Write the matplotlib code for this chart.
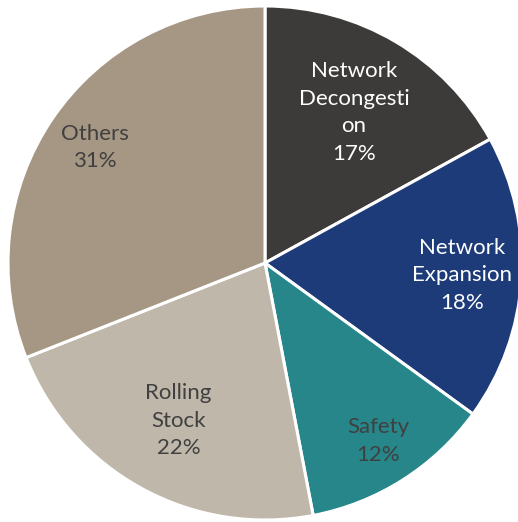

——————

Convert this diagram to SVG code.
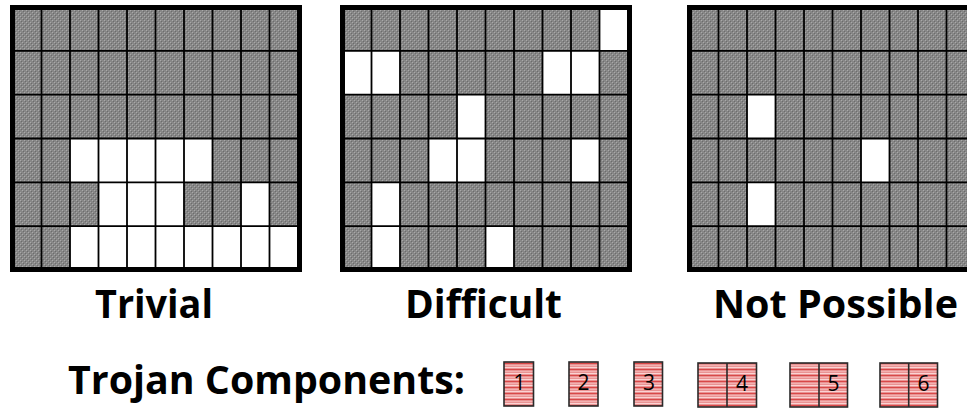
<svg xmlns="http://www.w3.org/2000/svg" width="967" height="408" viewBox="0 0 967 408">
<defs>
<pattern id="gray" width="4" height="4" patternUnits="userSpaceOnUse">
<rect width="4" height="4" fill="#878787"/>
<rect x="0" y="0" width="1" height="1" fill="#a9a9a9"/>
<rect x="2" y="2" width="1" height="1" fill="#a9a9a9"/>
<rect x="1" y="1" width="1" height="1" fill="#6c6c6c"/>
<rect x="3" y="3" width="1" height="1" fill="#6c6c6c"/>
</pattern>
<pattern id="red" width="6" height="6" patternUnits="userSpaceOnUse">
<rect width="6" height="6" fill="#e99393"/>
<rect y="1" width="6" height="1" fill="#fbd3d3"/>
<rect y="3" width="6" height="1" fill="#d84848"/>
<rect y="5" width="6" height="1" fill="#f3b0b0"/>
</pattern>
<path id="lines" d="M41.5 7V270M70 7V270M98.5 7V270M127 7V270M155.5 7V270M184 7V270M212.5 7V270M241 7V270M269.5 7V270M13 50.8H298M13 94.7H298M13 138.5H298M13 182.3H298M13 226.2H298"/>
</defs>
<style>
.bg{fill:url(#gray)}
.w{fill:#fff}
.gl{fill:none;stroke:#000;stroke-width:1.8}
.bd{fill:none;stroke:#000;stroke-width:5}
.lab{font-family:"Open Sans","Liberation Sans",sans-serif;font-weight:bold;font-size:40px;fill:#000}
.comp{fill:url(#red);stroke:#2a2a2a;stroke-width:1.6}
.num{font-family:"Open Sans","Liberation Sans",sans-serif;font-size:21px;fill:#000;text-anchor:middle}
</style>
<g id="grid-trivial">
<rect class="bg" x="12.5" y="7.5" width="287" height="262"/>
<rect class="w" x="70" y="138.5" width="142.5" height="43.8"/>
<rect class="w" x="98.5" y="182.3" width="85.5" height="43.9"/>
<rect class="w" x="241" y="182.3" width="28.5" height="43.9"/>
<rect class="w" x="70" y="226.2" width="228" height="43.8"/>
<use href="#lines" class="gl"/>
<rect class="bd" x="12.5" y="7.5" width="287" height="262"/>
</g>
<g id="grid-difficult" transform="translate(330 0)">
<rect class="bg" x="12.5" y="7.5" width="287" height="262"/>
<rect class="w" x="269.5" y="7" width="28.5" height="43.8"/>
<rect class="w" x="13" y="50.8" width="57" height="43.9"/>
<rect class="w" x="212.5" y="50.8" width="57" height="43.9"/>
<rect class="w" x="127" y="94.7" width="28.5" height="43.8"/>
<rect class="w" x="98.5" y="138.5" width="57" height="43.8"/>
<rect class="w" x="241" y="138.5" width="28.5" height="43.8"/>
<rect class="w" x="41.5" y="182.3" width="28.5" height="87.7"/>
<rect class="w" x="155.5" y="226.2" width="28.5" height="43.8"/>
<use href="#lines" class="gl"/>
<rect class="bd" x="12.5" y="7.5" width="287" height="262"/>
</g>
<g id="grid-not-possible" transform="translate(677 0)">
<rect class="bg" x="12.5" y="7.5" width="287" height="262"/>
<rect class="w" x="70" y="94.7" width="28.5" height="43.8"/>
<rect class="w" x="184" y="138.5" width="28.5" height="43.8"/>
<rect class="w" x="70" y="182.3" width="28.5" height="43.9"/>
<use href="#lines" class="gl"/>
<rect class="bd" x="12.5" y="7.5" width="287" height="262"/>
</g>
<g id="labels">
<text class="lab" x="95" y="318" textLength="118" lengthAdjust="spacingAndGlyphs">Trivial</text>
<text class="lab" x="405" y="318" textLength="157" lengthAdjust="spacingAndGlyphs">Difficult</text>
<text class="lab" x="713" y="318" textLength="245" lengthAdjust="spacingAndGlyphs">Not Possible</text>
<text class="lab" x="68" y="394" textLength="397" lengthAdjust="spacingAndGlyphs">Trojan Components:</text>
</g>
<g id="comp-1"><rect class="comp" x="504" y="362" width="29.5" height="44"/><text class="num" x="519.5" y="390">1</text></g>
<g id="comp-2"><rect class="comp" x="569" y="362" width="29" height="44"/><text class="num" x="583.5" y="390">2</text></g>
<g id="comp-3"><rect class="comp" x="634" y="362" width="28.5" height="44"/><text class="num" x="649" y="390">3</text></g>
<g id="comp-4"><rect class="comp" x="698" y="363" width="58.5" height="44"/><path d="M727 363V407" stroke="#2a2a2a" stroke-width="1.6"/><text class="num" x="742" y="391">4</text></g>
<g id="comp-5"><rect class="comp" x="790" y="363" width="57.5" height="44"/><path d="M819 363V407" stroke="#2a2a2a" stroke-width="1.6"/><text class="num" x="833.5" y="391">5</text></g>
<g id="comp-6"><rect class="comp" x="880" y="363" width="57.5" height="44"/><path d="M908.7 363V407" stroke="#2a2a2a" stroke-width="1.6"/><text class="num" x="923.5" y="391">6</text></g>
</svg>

——————

* **The task**
Look through the entries above; copy every line holding the string "code".

* **Complete answer**
Write the matplotlib code for this chart.
Convert this diagram to SVG code.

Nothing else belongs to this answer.